Der Wetterhahn auf dem Kirchturm
Laut den biblischen Berichten im Neuen Testament hatte Jesus kurz vor seinem Tod seinem Jünger Petrus prophezeit, dass dieser ihn ehe der Hahn kräht, dreimal verleugnen werde. So kam es: Aus Angst drehte sich Petrus mit dem Wind. Als Mahnmal für Aufrichtigkeit steht heute ein Wetterhahn auf Kirchtürmen. Und für opportunistische, unzuverlässige Menschen wird dann auch der Spruch verwendet: Der dreht sich wie der Hahn im Wind.
Der Hahn als Symbol für Mut, Angriffslust und Männlichkeit
Das männliche Haushuhn wird häufig auch mit männlicher Kraft assoziiert. Daher überrascht nicht, dass der Hahn, im Englischen cock, eine vulgäre Bezeichnung für das äußere männliche Geschlechtsteil ist. Das Gebaren von Hähnen, gerade, wenn es um die Behauptung vor der Konkurrenz bzw. vor Feinden oder die Werbung um Hennen geht, wird unter dem Begriff Gockel gern personifiziert. So gelten eine offensiv zur Schau getragene Männlichkeit, Machogehabe und Hahnenkämpfe als lächerliche männliche Verhaltensweisen.
Dummes Huhn?
Die Henne kommt, wenn es um Symbolik geht, meist schlecht weg. Vielfach sind gackernde Hennen eine wenig schmeichelhafte Beschreibung eines einförmigen Kollektivs.
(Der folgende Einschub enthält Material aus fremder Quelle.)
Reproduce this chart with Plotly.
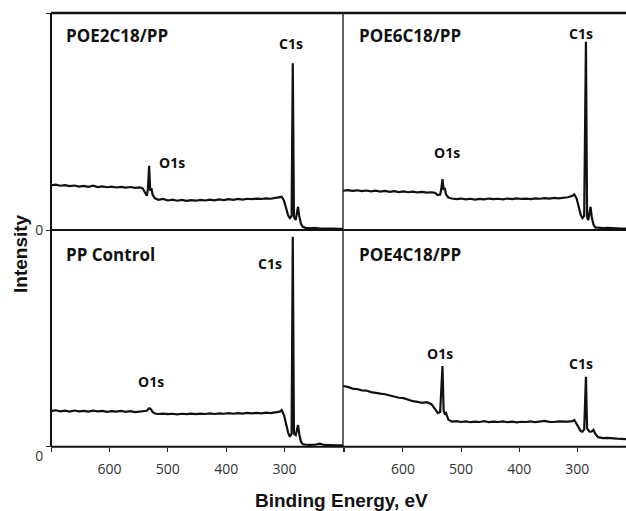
import plotly.graph_objects as go

# ---------------- data ----------------
energy_left = [700, 692, 684, 676, 668, 660, 652, 644, 636, 628,
               620, 612, 604, 596, 588, 580, 572, 564, 556, 548,
               543, 539, 536, 534, 532, 530, 528, 526, 522, 516,
               508, 500, 492, 484, 476, 468, 460, 452, 444, 436,
               428, 420, 412, 404, 396, 388, 380, 372, 364, 356,
               348, 340, 332, 324, 316, 308, 305, 301, 297, 294,
               291, 288, 286, 284, 281, 279, 277, 275, 272, 269,
               264, 256, 248, 240, 232, 224, 216, 208, 200]

energy_right = [703, 695, 687, 679, 671, 663, 655, 647, 639, 631,
                623, 615, 607, 599, 591, 583, 575, 567, 559, 551,
                545, 540, 536, 534, 532, 530, 528, 526, 522, 516,
                508, 500, 492, 484, 476, 468, 460, 452, 444, 436,
                428, 420, 412, 404, 396, 388, 380, 372, 364, 356,
                348, 340, 332, 324, 316, 308, 305, 301, 297, 294,
                291, 288, 285, 283, 281, 279, 277, 275, 272, 269,
                264, 256, 248, 240, 232, 224, 216]

poe2c18 = [20.6, 20.9, 20.4, 20.7, 20.2, 20.5, 20.0, 20.3, 19.9, 20.4,
           19.8, 20.1, 19.7, 20.0, 19.6, 19.9, 19.5, 19.8, 19.4, 19.6,
           19.2, 17.0, 15.8, 19.0, 29.6, 18.0, 19.3, 16.2, 14.6, 13.9,
           14.3, 13.6, 14.0, 13.5, 13.9, 13.4, 13.8, 13.5, 13.9, 13.6,
           14.0, 13.7, 14.1, 13.8, 14.2, 13.9, 14.3, 14.0, 14.4, 14.2,
           14.5, 14.3, 14.6, 14.4, 14.7, 14.9, 15.3, 13.5, 10.0, 6.8,
           5.5, 6.5, 76.8, 6.0, 4.6, 8.5, 10.7, 6.5, 3.0, 1.5,
           1.0, 0.8, 1.0, 0.7, 0.8, 0.6, 0.7, 0.5, 0.5]

pp_control = [16.5, 16.8, 16.3, 16.6, 16.2, 16.7, 16.3, 16.5, 16.2, 16.6,
              16.3, 16.5, 16.1, 16.4, 16.2, 16.5, 16.1, 16.4, 16.0, 16.3,
              16.2, 16.3, 16.6, 17.2, 17.7, 17.5, 17.0, 16.0, 15.3, 15.1,
              15.3, 15.0, 15.2, 14.9, 15.2, 15.0, 15.3, 15.0, 15.3, 15.1,
              15.4, 15.1, 15.4, 15.2, 15.5, 15.2, 15.5, 15.3, 15.6, 15.4,
              15.6, 15.4, 15.7, 15.5, 15.8, 16.2, 16.9, 14.5, 10.0, 6.5,
              4.6, 6.0, 96.9, 6.0, 5.4, 8.0, 10.0, 6.0, 2.3, 1.2,
              0.9, 0.8, 0.9, 1.4, 0.8, 0.7, 0.8, 0.6, 0.6]

poe6c18 = [18.1, 18.4, 18.0, 18.3, 17.9, 18.2, 17.8, 18.1, 17.7, 18.0,
           17.6, 17.9, 17.5, 17.8, 17.4, 17.7, 17.3, 17.6, 17.2, 17.4,
           17.1, 16.1, 16.3, 19.0, 23.5, 18.5, 19.4, 16.5, 15.0, 14.5,
           14.2, 14.5, 14.1, 14.4, 14.0, 14.3, 14.1, 14.5, 14.2, 14.4,
           14.1, 14.5, 14.2, 14.6, 14.3, 14.5, 14.2, 14.6, 14.4, 14.7,
           14.5, 14.8, 14.6, 14.9, 15.1, 15.8, 16.4, 14.5, 10.5, 7.0,
           5.5, 6.5, 86.8, 6.0, 4.6, 8.5, 10.7, 6.0, 2.5, 1.2,
           1.0, 0.9, 1.0, 0.8, 0.8, 0.7, 0.6]

poe4c18 = [28.0, 27.6, 26.8, 26.6, 26.0, 25.9, 25.2, 25.0, 24.5, 24.2,
           23.6, 23.1, 22.6, 22.4, 21.6, 21.0, 20.7, 20.2, 20.6, 19.6,
           17.5, 15.5, 16.0, 25.0, 37.2, 16.5, 15.2, 15.6, 12.5, 11.6,
           11.8, 11.4, 11.7, 11.3, 11.6, 11.4, 11.8, 11.3, 11.6, 11.4,
           11.7, 11.3, 11.6, 11.2, 11.5, 11.4, 11.7, 11.3, 11.6, 11.9,
           11.5, 11.4, 11.7, 11.5, 11.6, 11.8, 12.3, 10.5, 8.5, 7.2,
           6.9, 8.0, 32.3, 8.5, 7.7, 7.0, 6.9, 7.0, 7.8, 6.0,
           4.4, 4.0, 4.1, 3.8, 3.7, 3.6, 3.5]

panel_names = ["POE2C18/PP", "POE6C18/PP", "PP Control", "POE4C18/PP"]
x_ticks = [700, 600, 500, 400, 300, 200]
x_tick_text = ["", "600", "500", "400", "300", ""]

# peak labels: (panel index, text, energy, intensity)
peak_labels = [
    (1, "C1s", 289, 86.0), (1, "O1s", 493, 31.0),
    (2, "C1s", 294, 90.5), (2, "O1s", 524, 35.5),
    (3, "C1s", 325, 84.5), (3, "O1s", 529, 30.0),
    (4, "O1s", 536, 43.0), (4, "C1s", 294, 38.5),
]

# ---------------- figure ----------------
W, H = 626, 511
xl = [51 / W, 343 / W]
xr = [343 / W, 1.0]
yt = [1 - 230 / H, 1 - 13 / H]
yb = [1 - 446.7 / H, 1 - 230 / H]

fig = go.Figure()
series = [(energy_left, poe2c18, "x", "y"),
          (energy_right, poe6c18, "x2", "y2"),
          (energy_left, pp_control, "x3", "y3"),
          (energy_right, poe4c18, "x4", "y4")]
for ex, vals, xa, ya in series:
    fig.add_trace(go.Scatter(x=ex, y=vals, mode="lines", xaxis=xa, yaxis=ya,
                             line=dict(color="#111111", width=2.2),
                             showlegend=False, hoverinfo="skip"))

tick_font = dict(family="Open Sans", size=14, color="#333333")

def xax(domain, rng, anchor, bottom):
    d = dict(domain=domain, range=rng, anchor=anchor, showgrid=False,
             zeroline=False, showline=False, fixedrange=True, automargin=False)
    if bottom:
        d.update(tickmode="array", tickvals=x_ticks, ticktext=x_tick_text,
                 ticks="outside", ticklen=4, tickwidth=1, tickcolor="#222",
                 tickfont=tick_font, showticklabels=True, ticklabelstandoff=5)
    else:
        d.update(showticklabels=False, ticks="")
    return d

def yax(domain, anchor, left, tv, shift=0):
    d = dict(domain=domain, range=[0, 100], anchor=anchor, showgrid=False,
             zeroline=False, showline=False, fixedrange=True, automargin=False)
    if left:
        d.update(tickmode="array", tickvals=tv, ticktext=["0"] + [""] * (len(tv) - 1),
                 ticks="outside", ticklen=4, tickwidth=1, tickcolor="#222",
                 tickfont=tick_font, showticklabels=True, ticklabelshift=shift)
    else:
        d.update(showticklabels=False, ticks="")
    return d

fig.update_layout(
    width=W, height=H, autosize=False,
    margin=dict(l=0, r=0, t=0, b=0, pad=0),
    paper_bgcolor="white", plot_bgcolor="white",
    xaxis=xax(xl, [700, 200], "y", False),
    yaxis=yax(yt, "x", True, [0, 100]),
    xaxis2=xax(xr, [703.3, 216], "y2", False),
    yaxis2=yax(yt, "x2", False, [0]),
    xaxis3=xax(xl, [700, 200], "y3", True),
    yaxis3=yax(yb, "x3", True, [0], shift=9),
    xaxis4=xax(xr, [703.3, 216], "y4", True),
    yaxis4=yax(yb, "x4", False, [0]),
)

# frame lines
line_k = dict(color="#111111")
fig.add_shape(type="line", xref="paper", yref="paper", x0=xl[0], x1=1, y0=yt[1], y1=yt[1],
              line=dict(width=2.5, **line_k))
fig.add_shape(type="line", xref="paper", yref="paper", x0=xl[0], x1=1, y0=yt[0], y1=yt[0],
              line=dict(width=2, **line_k))
fig.add_shape(type="line", xref="paper", yref="paper", x0=xl[0], x1=1, y0=yb[0], y1=yb[0],
              line=dict(width=2, **line_k))
fig.add_shape(type="line", xref="paper", yref="paper", x0=xl[0], x1=xl[0], y0=yb[0], y1=yt[1],
              line=dict(width=2, **line_k))
fig.add_shape(type="line", xref="paper", yref="paper", x0=xl[1], x1=xl[1], y0=yb[0], y1=yt[1],
              line=dict(width=1.3, **line_k))

# panel names
name_pos = [("x", "y", 678, 89.8), ("x2", "y2", 680, 89.8),
            ("x3", "y3", 678, 88.5), ("x4", "y4", 680, 88.5)]
for name, (xa, ya, ex, ey) in zip(panel_names, name_pos):
    fig.add_annotation(x=ex, y=ey, xref=xa, yref=ya, text="<b>" + name + "</b>",
                       showarrow=False, xanchor="left", yanchor="middle",
                       font=dict(family="Open Sans", size=17, color="#111"))

for idx, txt, ex, ey in peak_labels:
    sfx = "" if idx == 1 else str(idx)
    fig.add_annotation(x=ex, y=ey, xref="x" + sfx, yref="y" + sfx, text="<b>" + txt + "</b>",
                       showarrow=False, xanchor="center", yanchor="middle",
                       font=dict(family="Open Sans", size=14, color="#111"))

# axis titles
fig.add_annotation(x=20 / W, y=1 - 254 / H, xref="paper", yref="paper",
                   text="<b>Intensity</b>", textangle=-90, showarrow=False,
                   xanchor="center", yanchor="middle",
                   font=dict(family="Liberation Sans", size=19, color="#111"))
fig.add_annotation(x=341 / W, y=1 - 500 / H, xref="paper", yref="paper",
                   text="<b>Binding Energy, eV</b>", showarrow=False,
                   xanchor="center", yanchor="middle",
                   font=dict(family="Liberation Sans", size=19, color="#111"))

fig.write_html(
    "out.html",
    config={"responsive": False, "displayModeBar": False},
    post_script="document.body.style.margin='0';document.body.style.overflow='hidden';",
)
In die gleiche Kerbe schlägt die Rede vom blinden oder armen Huhn, das irgendwann auch einmal ein Korn findet. Damit ist nichts anderes gemeint als ein dümmlich angesehener Mensch, der mehr aus Zufall einmal Glück hat. Dabei sind Hühner sehr soziale Wesen und durchaus schlau.
Dummes Huhn? – Von wegen! Hier entlarven wir weitere Hühner-Mythen:
Ohne Uhr und Wecker kam dem Hahn früher – als die Menschheit noch viel naturgeleiteter lebte – eine wichtige Aufgabe zu. Sein lautes Krähen war unüberhörbar und kündigte den Sonnenaufgang und damit den neuen Tag an. Als Symboltier hat das Huhn eine lange Reise durch Zeit und Religionen gemacht – und musste für viele Zwecke herhalten. Einiges ist bis heute geglieben.